Tra i beni riconducibili al clan Tripodi e sottoposti a sequestro figurano i bar “Ritrovo La Dolce Vita” e “Effeci Global Services Group srl” a Roma. Sequestrate anche le quote societarie della società “Edil Sud Costruzioni srl” con sede a Roma (attualmente in fallimento) intestate a Francesco Comerci e Filippina Purita; l’intero compendio aziendale della “Edil Sud Costruzioni srl” composto da 2 fabbricati nel Comune di Manziana (Rm) ed uno a Magnago (Mi), un fabbricato a Roma, 4 autovetture Fiat, un autocarro Iveco ed una Chevrolet Captiva. Sequestrate poi le quote societarie e il compendio aziendale (2 immobili a Buscate, nel Milanese, ed uno a Milano) della società “O&S. Costruzioni” con sede a Milano di proprietà del vibonese Francesco La Tesse. Sequestrate anche quote societarie e compendio aziendale della “Cavour 29 di Morello Maria Teresa e Tripodi Orlando” con sede a Cornaredo (Mi); “Atam sas di Iania Alfredo&C”; “Napoleone Costruzioni srl” attiva nel Milanese; “T5 Costruzioni srl”di Sante Tripodi e Teresa Lo Bianco con sede a Porto Salvo (Vv); “Lgr Costruzioni di La Gamba Roberto” con sede a Vibo Marina, la “S.C. Costruzioni di Sicari Cristian” con sede a Limena (Padova).

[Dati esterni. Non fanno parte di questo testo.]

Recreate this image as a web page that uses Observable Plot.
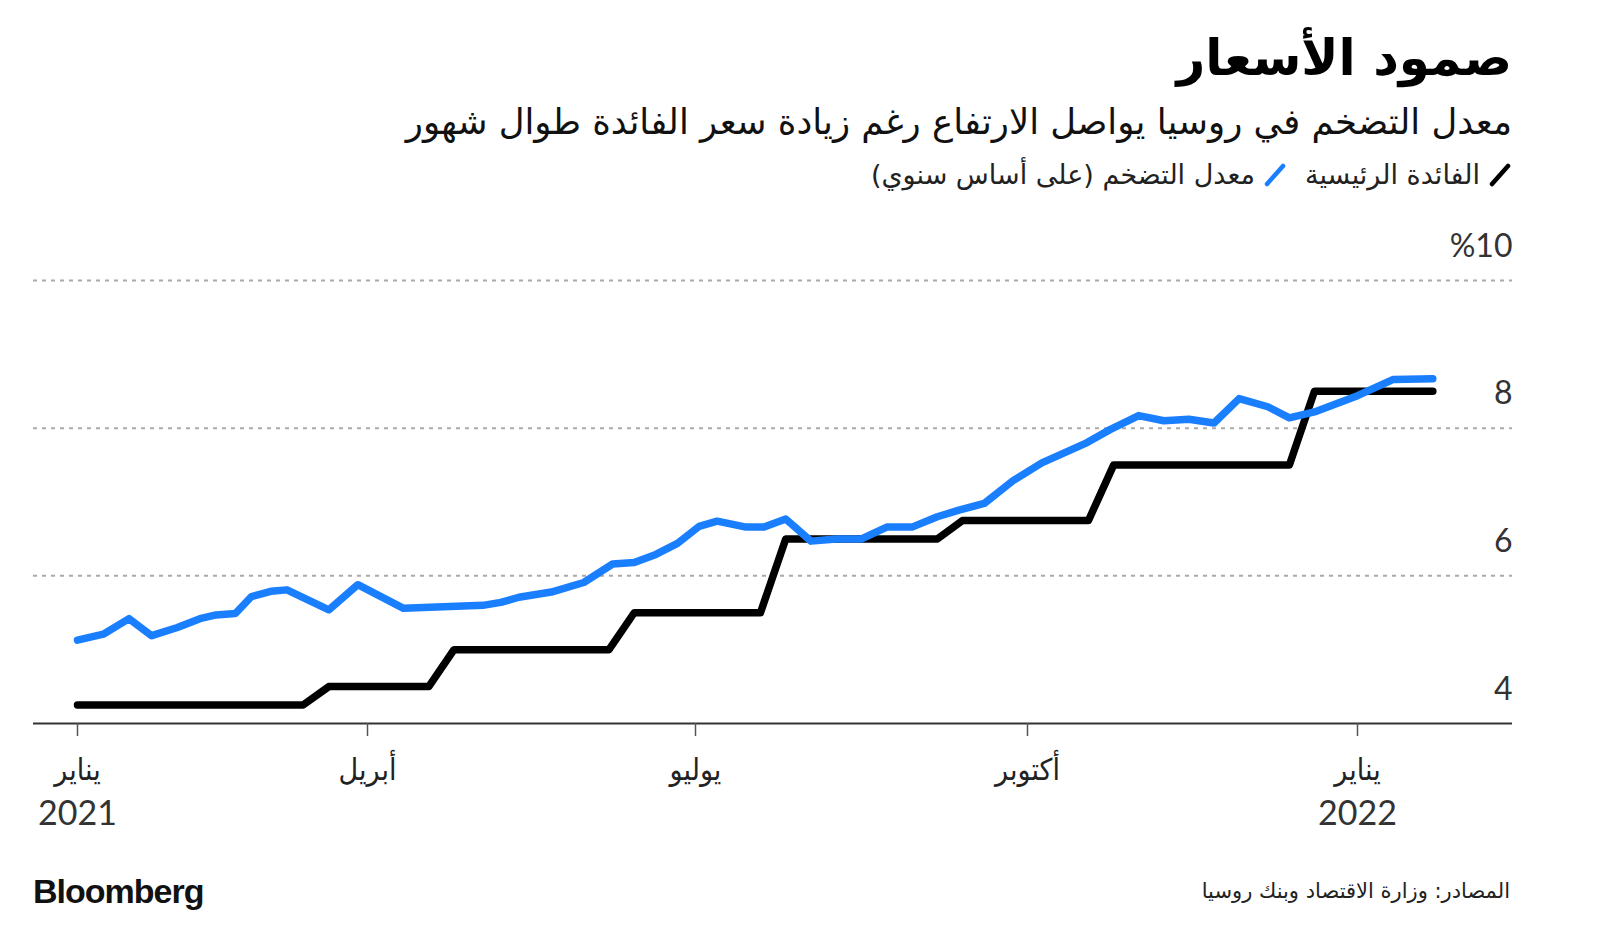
<!DOCTYPE html>
<html lang="ar">
<head>
<meta charset="utf-8">
<script src="https://cdn.jsdelivr.net/npm/d3@7"></script>
<script src="https://cdn.jsdelivr.net/npm/@observablehq/plot@0.6"></script>
<style>
  html, body { margin: 0; padding: 0; background: #fff; }
  body { width: 1600px; height: 944px; position: relative; overflow: hidden; font-family: "DejaVu Sans", sans-serif; }
  .ar { direction: rtl; position: absolute; right: 88px; text-align: right; white-space: nowrap; }
  #title { top: 26px; font-size: 50px; font-weight: bold; color: #000; line-height: 64px; }
  #subtitle { top: 100px; font-size: 35.5px; color: #111; line-height: 44px; }
  #legend { top: 158px; font-size: 27px; color: #222; display: flex; align-items: center; gap: 8px; line-height: 34px; }
  #legend .item { display: flex; align-items: center; gap: 8px; }
  #legend .item + .item { margin-right: 10px; }
  #chart { position: absolute; left: 0; top: 220px; }
  #logo { position: absolute; left: 33px; top: 872px; font-family: "Liberation Sans", Arial, sans-serif; font-weight: bold; font-size: 34px; letter-spacing: -1px; color: #111; }
  #source { top: 879px; font-size: 21px; color: #222; right: 90px; }
</style>
</head>
<body>
<div id="title" class="ar">صمود الأسعار</div>
<div id="subtitle" class="ar">معدل التضخم في روسيا يواصل الارتفاع رغم زيادة سعر الفائدة طوال شهور</div>
<div id="legend" class="ar"></div>
<div id="chart"></div>
<div id="logo">Bloomberg</div>
<div id="source" class="ar">المصادر: وزارة الاقتصاد وبنك روسيا</div>
<script>
// ---- Data ----
const seriesNames = ["الفائدة الرئيسية", "معدل التضخم (على أساس سنوي)"];
const seriesColors = ["#000000", "#1a7fff"];

const keyRateDates = ["2021-01-01","2021-03-12","2021-03-20","2021-04-18","2021-04-25","2021-06-07","2021-06-14","2021-07-19","2021-07-26","2021-09-06","2021-09-13","2021-10-18","2021-10-25","2021-12-13","2021-12-20","2022-01-22"];
const keyRateValues = [4.25,4.25,4.5,4.5,5,5,5.5,5.5,6.5,6.5,6.75,6.75,7.5,7.5,8.5,8.5];

const inflationDates = ["2021-01-01","2021-01-09","2021-01-17","2021-01-24","2021-02-01","2021-02-08","2021-02-13","2021-02-19","2021-02-24","2021-03-02","2021-03-07","2021-03-20","2021-03-29","2021-04-11","2021-05-03","2021-05-08","2021-05-13","2021-05-22","2021-05-31","2021-06-08","2021-06-14","2021-06-20","2021-06-26","2021-07-02","2021-07-07","2021-07-15","2021-07-20","2021-07-26","2021-08-02","2021-08-09","2021-08-16","2021-08-23","2021-08-30","2021-09-06","2021-09-12","2021-09-19","2021-09-27","2021-10-05","2021-10-17","2021-10-24","2021-11-01","2021-11-08","2021-11-15","2021-11-22","2021-11-29","2021-12-07","2021-12-13","2021-12-20","2022-01-01","2022-01-11","2022-01-22"];
const inflationValues = [5.13,5.21,5.42,5.19,5.30,5.42,5.47,5.49,5.72,5.79,5.81,5.54,5.88,5.56,5.60,5.64,5.71,5.78,5.91,6.16,6.18,6.29,6.44,6.67,6.74,6.66,6.66,6.77,6.47,6.50,6.50,6.66,6.66,6.80,6.89,6.98,7.29,7.53,7.79,7.98,8.17,8.10,8.12,8.07,8.40,8.29,8.14,8.22,8.44,8.66,8.67];

const xTickDates = ["2021-01-01","2021-04-01","2021-07-01","2021-10-01","2022-01-01"];
const xTickLabels = ["يناير","أبريل","يوليو","أكتوبر","يناير"];
const yearTickDates = ["2021-01-01","2022-01-01"];
const yearTickLabels = ["2021","2022"];
const yTickValues = [10, 8, 6, 4];
const yTickLabels = ["%10", "8", "6", "4"];
const gridValues = [10, 8, 6];

// ---- Legend ----
const legend = document.getElementById("legend");
seriesNames.forEach((name, i) => {
  const item = document.createElement("span");
  item.className = "item";
  item.innerHTML = `<svg width="24" height="24" viewBox="0 0 24 24"><line x1="4" y1="21" x2="20" y2="3" stroke="${seriesColors[i]}" stroke-width="4.5" stroke-linecap="round"/></svg><span>${name}</span>`;
  legend.appendChild(item);
});

// ---- Chart ----
const parse = d3.utcParse("%Y-%m-%d");
const keyRate = keyRateDates.map((d, i) => ({date: parse(d), value: keyRateValues[i]}));
const inflation = inflationDates.map((d, i) => ({date: parse(d), value: inflationValues[i]}));
const monthMap = new Map(xTickDates.map((d, i) => [+parse(d), xTickLabels[i]]));
const yearMap = new Map(yearTickDates.map((d, i) => [+parse(d), yearTickLabels[i]]));
const yLabelMap = new Map(yTickValues.map((v, i) => [v, yTickLabels[i]]));

const chart = Plot.plot({
  width: 1600,
  height: 620,
  marginLeft: 33,
  marginRight: 88,
  marginTop: 60,
  marginBottom: 117,
  style: {background: "transparent", overflow: "visible", fontFamily: "Lato, 'DejaVu Sans', sans-serif"},
  x: {type: "utc", domain: xTickDates.map(parse), range: [77, 367, 695, 1027, 1357]},
  y: {domain: [4, 10], axis: null},
  marks: [
    Plot.ruleY(gridValues, {stroke: "#aaaaaa", strokeWidth: 2, strokeDasharray: "4,5"}),
    Plot.ruleY([4], {stroke: "#333", strokeWidth: 2}),
    Plot.axisX({
      ticks: xTickDates.map(parse),
      tickFormat: d => monthMap.get(+d),
      tickSize: 13, tickPadding: 22,
      stroke: "#555", strokeWidth: 1.5,
      fill: "#222", fontSize: 30,
      fontFamily: "'DejaVu Sans Condensed', 'DejaVu Sans', sans-serif",
      label: null
    }),
    Plot.axisX({
      ticks: yearTickDates.map(parse),
      tickFormat: d => yearMap.get(+d),
      tickSize: 0, tickPadding: 77,
      fill: "#333", fontSize: 34,
      fontFamily: "Lato, sans-serif",
      label: null
    }),
    Plot.text(yTickValues, {
      y: d => d, text: d => yLabelMap.get(d),
      frameAnchor: "right", textAnchor: "end", dy: -34,
      fontSize: 32, fill: "#333", fontFamily: "Lato, sans-serif"
    }),
    Plot.line(keyRate, {x: "date", y: "value", stroke: seriesColors[0], strokeWidth: 7.5, strokeLinecap: "round", strokeLinejoin: "round"}),
    Plot.line(inflation, {x: "date", y: "value", stroke: seriesColors[1], strokeWidth: 7.5, strokeLinecap: "round", strokeLinejoin: "round"})
  ]
});
document.getElementById("chart").appendChild(chart);
</script>
</body>
</html>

«Le operazioni sul territorio vibonese non finiscono mai, ma grandi sono l’operatività e i risultati». A sostenerlo è stato il prefetto di Vibo Valentia Giovanni Bruno nel corso della conferenza stampa sull’operazione “Lybra Money” che ha portato al sequestro dei beni riconducibili al clan Tripodi di Vibo Marina. Alle parole del Prefetto hanno fatto eco quelle del procuratore di Vibo Mario Spagnuolo che ha parlato della collaborazione “vincente tra la procura ordinaria e quella distrettuale di Catanzaro. Con questa sinergia – ha aggiunto – si riflette quella idea che l’azione di contrasto alla criminalità si realizza attraverso la pienezza della giurisdizione. La situazione di crisi economica e sociale che va ormai avanti da più anni e che vede coinvolto soprattutto il Meridione rappresenta un’occasione per l’arricchimento dell’impresa mafiosa che prospera proprio perché non ha i problemi, come ad esempio il ricorso al credito, di quelle che operano con trasparenza. E in più, ha la capacità di infiltrazione nella zona grigia».

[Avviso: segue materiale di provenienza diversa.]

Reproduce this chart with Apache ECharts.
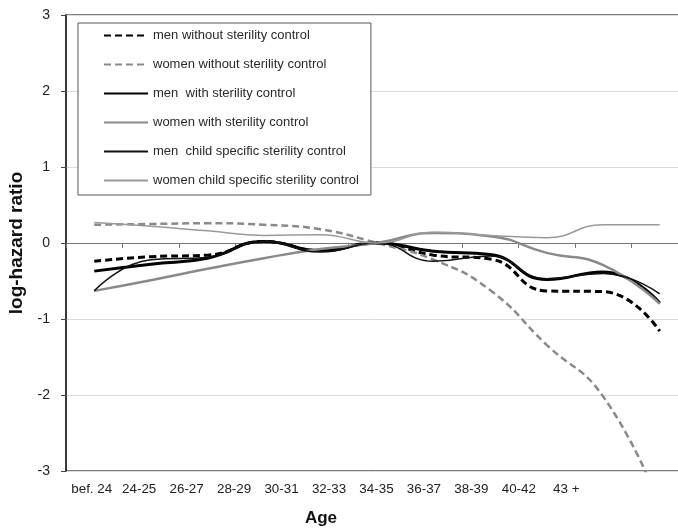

«Per questo – ha concluso Spagnuolo – l’aggressione ai capitali mafiosi diventa fondamentale e questa indagine, che tocca non solo patrimoni ma anche le imprese, è un’attività assolutamente meritoria». I comandanti provinciali dei carabinieri, Daniele Scardecchia, e della guardia di finanza, Paolo Valle, hanno infine parlato dell’importanza dei reparti territoriali che possono incidere nella lotta alla criminalità e hanno rilevato come «dopo l’attacco frontale alla cosca egemone del territorio, cioè quella dei Mancuso con la disarticolazione dell’ala militare in occasione dell’operazione sulla faida tra Patania e Piscopisani, vi è ora questa che abbraccia l’area economico-finanziaria».
I RAPPORTI TRA COLETTI BIANCHI, ‘NDRINE E COSA NOSTRA
L’inchiesta della Dda di Catanzaro punta adesso ad accertare l’eventuale esistenza di rapporti, nelle regioni del nord, tra “colletti bianchi” e ‘ndrangheta e tra quest’ultima organizzazione e Cosa nostra. Rapporti che, come emerge dalle testimonianze di diversi collaboratori di giustizia calabresi, vi erano già stati in passato, come qualche mese prima dell’avvio del periodo delle stragi del ’92 e del ’93 quando a Nicotera si tenne un summit fra i vertici della ‘ndrangheta provenienti da tutta la Calabria ed emissari della mafia siciliana. Un altro filone di indagine aveva portato, nei mesi scorsi, ad una serie di perquisizioni una delle quali nella sede legale a Bergamo dell’emittente radiofonica Rtl 102.5.